The man in the black mask tapped the pistol strapped to his chest and the rifle cradled in his arms.
“I have one magazine for the Makarov and two for the Kalashnikov. It’s a joke,” he said. “If we had enough weapons and ammunition, every checkpoint around here would be armed. And things like this wouldn’t happen.”
He was standing on a quiet country lane outside the village of Bylbasovka, close to two charred and bullet-riddled cars.
Russia and Ukraine’s anti-government rebels claim they were part of a convoy of four cars that drove up to this checkpoint in the early hours of Easter Sunday, as part of an operation by the Right Sector ultranationalist group that left three locals dead.
Details of the attack are obscure but, whatever happened, three men were killed. And no one in this area, around the rebel-held town of Slovyansk, cares how a business card carrying the name of Right Sector leader Dmytro Yarosh was found at the scene and survived the blaze that destroyed the cars.
Russian media were first on the scene and displayed the card, carrying Mr Yarosh’s supposed phone number and email address, and other items supposedly left behind by the killers: a Right Sector medallion, a bundle of $100 bills and a second World War-era German machine gun.
It was apparently a perfect haul for anyone seeking to depict Ukraine as a country bedevilled by violent fascists, who are funded by Washington and inspired by 1940s nationalists who sometimes sided with the Nazis against the Soviets in western Ukraine. This is the line that Russia and its allies in Ukraine have been pushing for months.
Kiev described the checkpoint killings as a crude Russian “false flag” operation, intended to discredit Ukraine’s new pro-EU government and Right Sector, and to fuel fear in eastern regions and give Kremlin leader Vladimir Putin a reason to invade.
Within hours, Slovyansk’s rebel leader Vyacheslav Ponomaryov appealed to Moscow to deploy “peacekeepers” to defend people from “fascists”. He has reason to be hopeful: Putin occupied Crimea on much the same pretext, and then annexed it.
At the checkpoint where men had seen their comrades killed, in the village of Bylbasovka where families were mourning, and in surrounding areas where hopes of an Easter truce had been shattered, rising fear and anger left no appetite for analysis.
The killings, on a holy day, confirmed their worst fears about Kiev’s new leaders and revolutionary groups like Right Sector that are hostile to Russian interference in Ukraine – but not, the group insists, to Russian-speaking Ukrainians.
“We need more weapons now. Where is the world? Doesn’t it see what’s happening?” said the man in the mask.

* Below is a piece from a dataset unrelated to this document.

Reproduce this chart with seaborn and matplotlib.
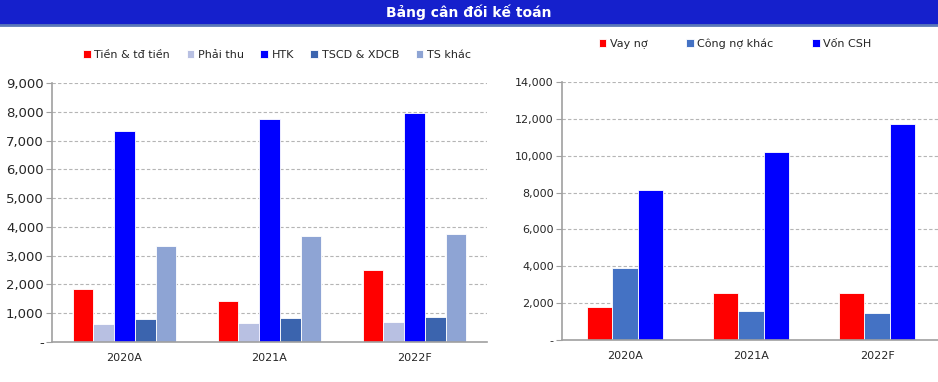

“In Kiev, when protesters were killed they were called heroes. And you call us separatists and terrorists. Are we worth nothing?” he asked.
Militants occupying official buildings in Slovyansk and several other eastern towns and cities plan to hold an independence referendum by May 11th. Kiev calls the unrest and planned vote a Russian plot to stop Ukraine tilting westwards.
While some people sympathise with the rebels, however, no great crowds have come out to support them — or to back the government. Deeply cynical after years of corrupt and incompetent local and national rule, Ukraine’s east suffers from a crippling political apathy, even with gunmen on the streets.
Kiev officials say only more bloodshed could give the rebel independence bid real traction, and they fear Russian “provocations” and fallout from a military “anti-terrorist” operation against militants. These are dangerous days for a nervous nation.